___ Collected material ___

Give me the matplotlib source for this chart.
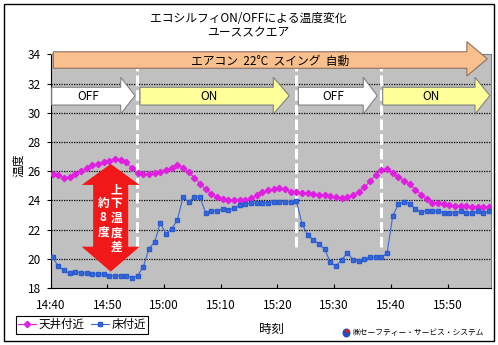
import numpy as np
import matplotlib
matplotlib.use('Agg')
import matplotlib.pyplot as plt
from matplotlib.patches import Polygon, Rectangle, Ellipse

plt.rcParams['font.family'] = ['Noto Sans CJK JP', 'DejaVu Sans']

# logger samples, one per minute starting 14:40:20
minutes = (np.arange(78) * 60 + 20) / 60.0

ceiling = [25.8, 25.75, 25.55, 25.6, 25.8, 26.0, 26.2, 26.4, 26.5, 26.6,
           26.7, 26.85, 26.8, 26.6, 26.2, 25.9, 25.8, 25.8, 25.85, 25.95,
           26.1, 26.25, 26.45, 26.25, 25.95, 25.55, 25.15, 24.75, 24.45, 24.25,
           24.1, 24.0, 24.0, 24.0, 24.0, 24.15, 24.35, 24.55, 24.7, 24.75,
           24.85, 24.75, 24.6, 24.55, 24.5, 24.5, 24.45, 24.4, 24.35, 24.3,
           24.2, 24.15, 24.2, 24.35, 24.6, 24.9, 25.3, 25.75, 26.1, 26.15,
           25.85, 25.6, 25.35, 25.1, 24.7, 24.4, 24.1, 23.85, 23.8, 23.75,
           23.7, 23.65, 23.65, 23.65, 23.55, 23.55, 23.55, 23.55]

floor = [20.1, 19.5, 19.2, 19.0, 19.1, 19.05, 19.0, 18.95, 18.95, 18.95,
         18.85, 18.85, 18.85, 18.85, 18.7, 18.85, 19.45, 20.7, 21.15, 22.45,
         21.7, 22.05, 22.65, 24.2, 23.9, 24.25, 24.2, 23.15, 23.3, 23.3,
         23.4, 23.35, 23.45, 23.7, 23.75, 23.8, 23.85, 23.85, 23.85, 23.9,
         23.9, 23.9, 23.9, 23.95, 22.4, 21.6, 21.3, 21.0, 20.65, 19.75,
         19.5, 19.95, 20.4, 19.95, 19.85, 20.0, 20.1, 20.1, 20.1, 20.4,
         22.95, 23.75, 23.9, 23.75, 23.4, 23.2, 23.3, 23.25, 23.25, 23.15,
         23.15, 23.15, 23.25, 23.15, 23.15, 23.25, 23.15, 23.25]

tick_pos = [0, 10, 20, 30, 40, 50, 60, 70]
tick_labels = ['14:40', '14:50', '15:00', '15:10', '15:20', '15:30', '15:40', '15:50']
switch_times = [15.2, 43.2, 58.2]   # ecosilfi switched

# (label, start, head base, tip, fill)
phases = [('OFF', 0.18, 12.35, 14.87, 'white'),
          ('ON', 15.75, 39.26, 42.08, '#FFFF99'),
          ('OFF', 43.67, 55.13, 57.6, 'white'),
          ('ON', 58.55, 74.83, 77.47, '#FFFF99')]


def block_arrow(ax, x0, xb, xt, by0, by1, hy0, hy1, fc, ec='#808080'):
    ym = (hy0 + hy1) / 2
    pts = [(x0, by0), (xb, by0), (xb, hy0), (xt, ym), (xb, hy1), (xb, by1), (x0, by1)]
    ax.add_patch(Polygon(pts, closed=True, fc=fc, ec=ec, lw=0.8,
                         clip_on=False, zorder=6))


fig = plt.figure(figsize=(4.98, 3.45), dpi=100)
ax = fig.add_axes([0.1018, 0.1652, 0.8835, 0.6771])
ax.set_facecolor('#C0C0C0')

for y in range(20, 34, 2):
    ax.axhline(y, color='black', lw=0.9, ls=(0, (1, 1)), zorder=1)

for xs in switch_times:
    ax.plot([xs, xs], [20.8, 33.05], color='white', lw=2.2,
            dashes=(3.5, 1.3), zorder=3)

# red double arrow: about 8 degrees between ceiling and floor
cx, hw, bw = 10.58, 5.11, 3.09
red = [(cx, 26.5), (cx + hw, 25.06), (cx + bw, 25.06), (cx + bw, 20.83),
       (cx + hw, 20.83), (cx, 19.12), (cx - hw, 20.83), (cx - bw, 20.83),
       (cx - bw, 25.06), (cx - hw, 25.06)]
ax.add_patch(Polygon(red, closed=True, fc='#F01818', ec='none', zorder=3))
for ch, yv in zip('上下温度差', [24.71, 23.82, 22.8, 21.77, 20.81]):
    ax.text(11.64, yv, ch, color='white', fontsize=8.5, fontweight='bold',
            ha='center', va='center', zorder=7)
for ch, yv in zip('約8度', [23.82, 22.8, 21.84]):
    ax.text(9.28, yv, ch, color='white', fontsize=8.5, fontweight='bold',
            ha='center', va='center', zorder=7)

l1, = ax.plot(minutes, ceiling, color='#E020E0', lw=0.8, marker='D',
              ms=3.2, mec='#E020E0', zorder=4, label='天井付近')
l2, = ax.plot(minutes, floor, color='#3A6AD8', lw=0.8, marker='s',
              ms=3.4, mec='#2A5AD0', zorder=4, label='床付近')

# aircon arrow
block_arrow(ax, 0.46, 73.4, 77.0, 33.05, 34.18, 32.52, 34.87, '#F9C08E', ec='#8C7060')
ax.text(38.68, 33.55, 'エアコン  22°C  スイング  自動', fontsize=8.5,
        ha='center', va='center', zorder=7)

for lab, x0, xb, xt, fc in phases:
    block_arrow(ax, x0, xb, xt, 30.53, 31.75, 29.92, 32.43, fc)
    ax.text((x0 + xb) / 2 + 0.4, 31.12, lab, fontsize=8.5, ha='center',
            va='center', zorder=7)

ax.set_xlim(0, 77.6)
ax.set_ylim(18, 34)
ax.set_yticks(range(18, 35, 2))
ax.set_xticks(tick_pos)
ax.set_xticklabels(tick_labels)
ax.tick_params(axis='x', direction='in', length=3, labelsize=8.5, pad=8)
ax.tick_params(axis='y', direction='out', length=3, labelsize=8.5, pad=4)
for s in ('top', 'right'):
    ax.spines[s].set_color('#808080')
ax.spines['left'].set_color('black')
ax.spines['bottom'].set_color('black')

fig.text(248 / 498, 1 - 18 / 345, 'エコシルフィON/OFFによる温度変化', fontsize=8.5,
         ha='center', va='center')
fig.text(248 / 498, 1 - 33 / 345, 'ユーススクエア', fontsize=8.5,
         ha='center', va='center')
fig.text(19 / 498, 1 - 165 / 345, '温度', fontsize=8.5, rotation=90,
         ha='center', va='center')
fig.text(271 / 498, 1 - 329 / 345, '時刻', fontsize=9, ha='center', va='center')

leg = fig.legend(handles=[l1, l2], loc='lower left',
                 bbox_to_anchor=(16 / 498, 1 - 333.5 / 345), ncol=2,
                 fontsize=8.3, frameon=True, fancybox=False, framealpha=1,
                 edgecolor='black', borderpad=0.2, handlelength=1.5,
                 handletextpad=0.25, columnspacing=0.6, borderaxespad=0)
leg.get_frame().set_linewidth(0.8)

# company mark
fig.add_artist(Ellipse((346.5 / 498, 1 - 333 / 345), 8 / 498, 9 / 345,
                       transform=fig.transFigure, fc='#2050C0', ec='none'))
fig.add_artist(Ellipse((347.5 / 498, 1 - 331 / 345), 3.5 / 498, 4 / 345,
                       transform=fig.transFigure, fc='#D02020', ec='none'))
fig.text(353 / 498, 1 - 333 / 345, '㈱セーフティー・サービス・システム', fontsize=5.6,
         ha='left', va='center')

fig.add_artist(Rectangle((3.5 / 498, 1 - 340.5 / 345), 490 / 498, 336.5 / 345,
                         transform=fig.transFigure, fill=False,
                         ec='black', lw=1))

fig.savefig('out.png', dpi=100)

___

Task brief: Leave the images out and output the remaining material exactly as it stands.

Right answer:
Give me the matplotlib source for this chart.
import numpy as np
import matplotlib
matplotlib.use('Agg')
import matplotlib.pyplot as plt
from matplotlib.patches import Polygon, Rectangle, Ellipse

plt.rcParams['font.family'] = ['Noto Sans CJK JP', 'DejaVu Sans']

# logger samples, one per minute starting 14:40:20
minutes = (np.arange(78) * 60 + 20) / 60.0

ceiling = [25.8, 25.75, 25.55, 25.6, 25.8, 26.0, 26.2, 26.4, 26.5, 26.6,
           26.7, 26.85, 26.8, 26.6, 26.2, 25.9, 25.8, 25.8, 25.85, 25.95,
           26.1, 26.25, 26.45, 26.25, 25.95, 25.55, 25.15, 24.75, 24.45, 24.25,
           24.1, 24.0, 24.0, 24.0, 24.0, 24.15, 24.35, 24.55, 24.7, 24.75,
           24.85, 24.75, 24.6, 24.55, 24.5, 24.5, 24.45, 24.4, 24.35, 24.3,
           24.2, 24.15, 24.2, 24.35, 24.6, 24.9, 25.3, 25.75, 26.1, 26.15,
           25.85, 25.6, 25.35, 25.1, 24.7, 24.4, 24.1, 23.85, 23.8, 23.75,
           23.7, 23.65, 23.65, 23.65, 23.55, 23.55, 23.55, 23.55]

floor = [20.1, 19.5, 19.2, 19.0, 19.1, 19.05, 19.0, 18.95, 18.95, 18.95,
         18.85, 18.85, 18.85, 18.85, 18.7, 18.85, 19.45, 20.7, 21.15, 22.45,
         21.7, 22.05, 22.65, 24.2, 23.9, 24.25, 24.2, 23.15, 23.3, 23.3,
         23.4, 23.35, 23.45, 23.7, 23.75, 23.8, 23.85, 23.85, 23.85, 23.9,
         23.9, 23.9, 23.9, 23.95, 22.4, 21.6, 21.3, 21.0, 20.65, 19.75,
         19.5, 19.95, 20.4, 19.95, 19.85, 20.0, 20.1, 20.1, 20.1, 20.4,
         22.95, 23.75, 23.9, 23.75, 23.4, 23.2, 23.3, 23.25, 23.25, 23.15,
         23.15, 23.15, 23.25, 23.15, 23.15, 23.25, 23.15, 23.25]

tick_pos = [0, 10, 20, 30, 40, 50, 60, 70]
tick_labels = ['14:40', '14:50', '15:00', '15:10', '15:20', '15:30', '15:40', '15:50']
switch_times = [15.2, 43.2, 58.2]   # ecosilfi switched

# (label, start, head base, tip, fill)
phases = [('OFF', 0.18, 12.35, 14.87, 'white'),
          ('ON', 15.75, 39.26, 42.08, '#FFFF99'),
          ('OFF', 43.67, 55.13, 57.6, 'white'),
          ('ON', 58.55, 74.83, 77.47, '#FFFF99')]


def block_arrow(ax, x0, xb, xt, by0, by1, hy0, hy1, fc, ec='#808080'):
    ym = (hy0 + hy1) / 2
    pts = [(x0, by0), (xb, by0), (xb, hy0), (xt, ym), (xb, hy1), (xb, by1), (x0, by1)]
    ax.add_patch(Polygon(pts, closed=True, fc=fc, ec=ec, lw=0.8,
                         clip_on=False, zorder=6))


fig = plt.figure(figsize=(4.98, 3.45), dpi=100)
ax = fig.add_axes([0.1018, 0.1652, 0.8835, 0.6771])
ax.set_facecolor('#C0C0C0')

for y in range(20, 34, 2):
    ax.axhline(y, color='black', lw=0.9, ls=(0, (1, 1)), zorder=1)

for xs in switch_times:
    ax.plot([xs, xs], [20.8, 33.05], color='white', lw=2.2,
            dashes=(3.5, 1.3), zorder=3)

# red double arrow: about 8 degrees between ceiling and floor
cx, hw, bw = 10.58, 5.11, 3.09
red = [(cx, 26.5), (cx + hw, 25.06), (cx + bw, 25.06), (cx + bw, 20.83),
       (cx + hw, 20.83), (cx, 19.12), (cx - hw, 20.83), (cx - bw, 20.83),
       (cx - bw, 25.06), (cx - hw, 25.06)]
ax.add_patch(Polygon(red, closed=True, fc='#F01818', ec='none', zorder=3))
for ch, yv in zip('上下温度差', [24.71, 23.82, 22.8, 21.77, 20.81]):
    ax.text(11.64, yv, ch, color='white', fontsize=8.5, fontweight='bold',
            ha='center', va='center', zorder=7)
for ch, yv in zip('約8度', [23.82, 22.8, 21.84]):
    ax.text(9.28, yv, ch, color='white', fontsize=8.5, fontweight='bold',
            ha='center', va='center', zorder=7)

l1, = ax.plot(minutes, ceiling, color='#E020E0', lw=0.8, marker='D',
              ms=3.2, mec='#E020E0', zorder=4, label='天井付近')
l2, = ax.plot(minutes, floor, color='#3A6AD8', lw=0.8, marker='s',
              ms=3.4, mec='#2A5AD0', zorder=4, label='床付近')

# aircon arrow
block_arrow(ax, 0.46, 73.4, 77.0, 33.05, 34.18, 32.52, 34.87, '#F9C08E', ec='#8C7060')
ax.text(38.68, 33.55, 'エアコン  22°C  スイング  自動', fontsize=8.5,
        ha='center', va='center', zorder=7)

for lab, x0, xb, xt, fc in phases:
    block_arrow(ax, x0, xb, xt, 30.53, 31.75, 29.92, 32.43, fc)
    ax.text((x0 + xb) / 2 + 0.4, 31.12, lab, fontsize=8.5, ha='center',
            va='center', zorder=7)

ax.set_xlim(0, 77.6)
ax.set_ylim(18, 34)
ax.set_yticks(range(18, 35, 2))
ax.set_xticks(tick_pos)
ax.set_xticklabels(tick_labels)
ax.tick_params(axis='x', direction='in', length=3, labelsize=8.5, pad=8)
ax.tick_params(axis='y', direction='out', length=3, labelsize=8.5, pad=4)
for s in ('top', 'right'):
    ax.spines[s].set_color('#808080')
ax.spines['left'].set_color('black')
ax.spines['bottom'].set_color('black')

fig.text(248 / 498, 1 - 18 / 345, 'エコシルフィON/OFFによる温度変化', fontsize=8.5,
         ha='center', va='center')
fig.text(248 / 498, 1 - 33 / 345, 'ユーススクエア', fontsize=8.5,
         ha='center', va='center')
fig.text(19 / 498, 1 - 165 / 345, '温度', fontsize=8.5, rotation=90,
         ha='center', va='center')
fig.text(271 / 498, 1 - 329 / 345, '時刻', fontsize=9, ha='center', va='center')

leg = fig.legend(handles=[l1, l2], loc='lower left',
                 bbox_to_anchor=(16 / 498, 1 - 333.5 / 345), ncol=2,
                 fontsize=8.3, frameon=True, fancybox=False, framealpha=1,
                 edgecolor='black', borderpad=0.2, handlelength=1.5,
                 handletextpad=0.25, columnspacing=0.6, borderaxespad=0)
leg.get_frame().set_linewidth(0.8)

# company mark
fig.add_artist(Ellipse((346.5 / 498, 1 - 333 / 345), 8 / 498, 9 / 345,
                       transform=fig.transFigure, fc='#2050C0', ec='none'))
fig.add_artist(Ellipse((347.5 / 498, 1 - 331 / 345), 3.5 / 498, 4 / 345,
                       transform=fig.transFigure, fc='#D02020', ec='none'))
fig.text(353 / 498, 1 - 333 / 345, '㈱セーフティー・サービス・システム', fontsize=5.6,
         ha='left', va='center')

fig.add_artist(Rectangle((3.5 / 498, 1 - 340.5 / 345), 490 / 498, 336.5 / 345,
                         transform=fig.transFigure, fill=False,
                         ec='black', lw=1))

fig.savefig('out.png', dpi=100)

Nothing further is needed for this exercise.